All of this gives me yet another reason to appreciate the 2012 Topps release.

Or is that leap too hard to swallow?





That 1981 Topps Brett card I mentioned

4 03 2012

I didn’t mean to publish that last post without scanning this card and putting it in the appropriate place.  Then I hit publish anyway by mistake.  Oh well.  I contemplated editing it into the post after the fact and letting it go, but then I realized the appropriate place for this card is its own post since it’s awesome on its own.

My memory of this card was just a touch different then the reality you see above.  In my mind I’d rewound the swing and made the bat more parallel to the ground.  And I’d totally forgotten about the dugout in the lower third of the card, choosing instead to change the viewing angle to include more of the Royal Stadium faithful.

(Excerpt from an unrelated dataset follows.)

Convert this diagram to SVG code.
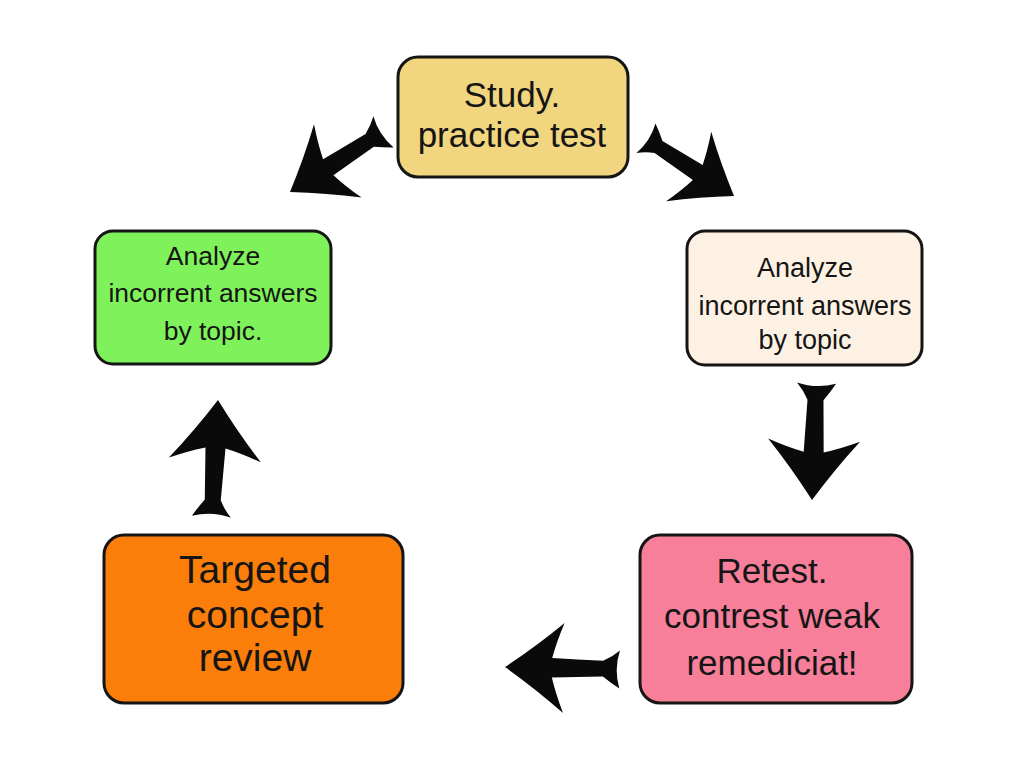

My mistake about the swing would be a definite improvement I think, but I’ve spoken with my mind about the second change it made.  The players watching Brett’s swing adds some depth, and it appears this photo was taken the moment before anyone could react to Brett’s contact since their focus remains on the hitter and the plate.  Unless Brett actually swung and missed.

And I’d like to think that he did.

Looking at older cards and seeing something new is one of the joys of the hobby.  It’s the reason that a lot of collectors keep cards in binders as opposed to the long boxes that I choose to use.  It’s much easier to pull a book off the shelf and look through it then it is to pull out a stack of cards and do the same, especially if you are concerned about damage.  So even though this is one of my favorites from the 1981 Topps release, it’s been years since I’d actually held this card in my hands.

So why do I want to think that Brett came up empty here?  Well, for the first time today I noticed that, extending from Rick Cerone’s catcher gloved hand on the right there is a white puffy line, akin to a smoke trail.  And the six-year-old kid in me did backflips thinking that that’s exactly what it was – a pitch blown by Brett and moving so fast it singed the air as it went by.  I realize those are more than likely towels on the top shelf of the dugout, but the collector in me prefers the six-year old’s version over the more likely reality.

Oh, and any card that features the phrase “sweep Yankees” is going to be a winner in my book.

And if 2012 Topps is going to make me explore my collection more, then I like it even more than I already do.